The NCU disqualified all involved. This led to the formation of the BLRC and the sport was split asunder. Whole families rowed! Surely, the old BLRC men should let all this go now? But they can't. They need closure. They want an apology from the BCF.
Don't misunderstand them. The men I've spoken to salute the modern British Cycling for all it has achieved these past 12 years. And Petty says: "British Cycling today is wonderful. But it doesn't know its cycling history. And it's absolutely unbelievable. BC needs to fully embrace the past."
Petty rode the BLRC Tour of Britain five times, with a best of 29th. He was rider-manager of the Croad Automatic team. He rode Isle of Man week with the great Fausto Coppi. Spain awarded Petty the title of Don for his work in promoting cycling in Majorca.
Doug Petty's story
"Cycling in Britain in the Forties and Fifties was almost the number one sport," says Petty. "100,000 spectators saw the Tour of Britain.
"It was the BCF who turned cycling into a Cinderella sport," he says.
"From 1942 and up to the time the BCF was formed, cycling was almost a national sport, built up by the British League of Racing Cyclists, the British Army, Navy, Air Force, who each had their own five-day Tour of Britain. They had enormous crowd numbers.
"But from day one, the BCF set about dismantling our independent and professional class, reducing it from 140 independents and professionals until it was down to nine. I was one of them. It was Dave Orford (now BLRC Association President) who came to the rescue to try and salvage something from this BCF disaster, and he did."
"During this period, one BLRC man endured such vilification from the NCU and its partners in crime, time trialling body the RTTC, that it was said to have led to his early death. And many more riders and officials were completely destroyed by the BCF's harassment while trying to earn their living as independents and pros in Europe and other parts of the world," says Petty.
In BLRC days, Petty rode in the Wilson Cycles team with Ron Coe, who could win as many as 35 races in a year. "I went abroad to ride in Belgium at first and of course I hadn't got an NCU licence. But I just took my BLRC licence and they allowed me to race. And I came back to a BLRC general meeting there was a man from the NCU there discouraging professionalism and saying it was dying throughout Europe.
"I said, well I've just come back from the Continent and that's not true. And he said, ‘this man is lying because he hasn't got an NCU licence'. I said, no, they're accepting League licences."
Petty was incredulous to be told he was lying."He said, ‘well in that case you must have been riding just Mickey Mouse events'. But in these events I rode with Rik Van Steenbergen, Rik Van Looy, Fausto Coppi, Anquetil.... all of 'em!"
Petty made such a good case that he won the day and was allotted some money to develop the pro class.

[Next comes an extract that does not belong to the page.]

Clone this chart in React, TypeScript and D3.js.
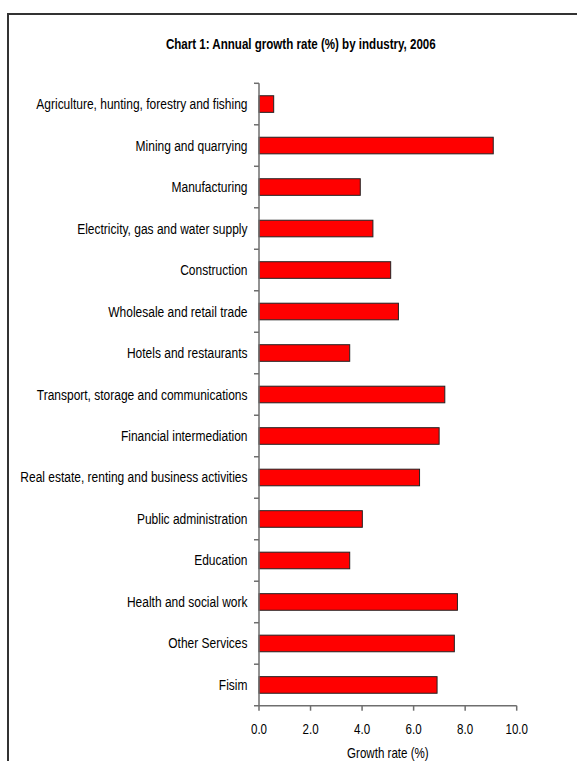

Sean Kelly in the 1989 Kelloggs Tour of Britain
You shall go to the wall
Many of the racing opportunities we now take for granted were created despite BCF indifference. For instance, the BCF left schools racing to English Schools CA, formed in 1967. Olympic champion Nicole Cooke was an ESCA baby! This became the British SCA in 1997 but they remained out on a limb.
The League International (TLI) was formed in 1982 to organise age-related racing because the BCF couldn't see the need. Then came the LVRC organisation formed in 1986 because of BCF non-interest and downright discouragement of the veteran category at that time.
Petty says: "All this came about because they just didn't follow up anything. They didn't do any of the jobs right. All those organisations were originally formed because of neglect or lack of interest from the British Cycling Federation."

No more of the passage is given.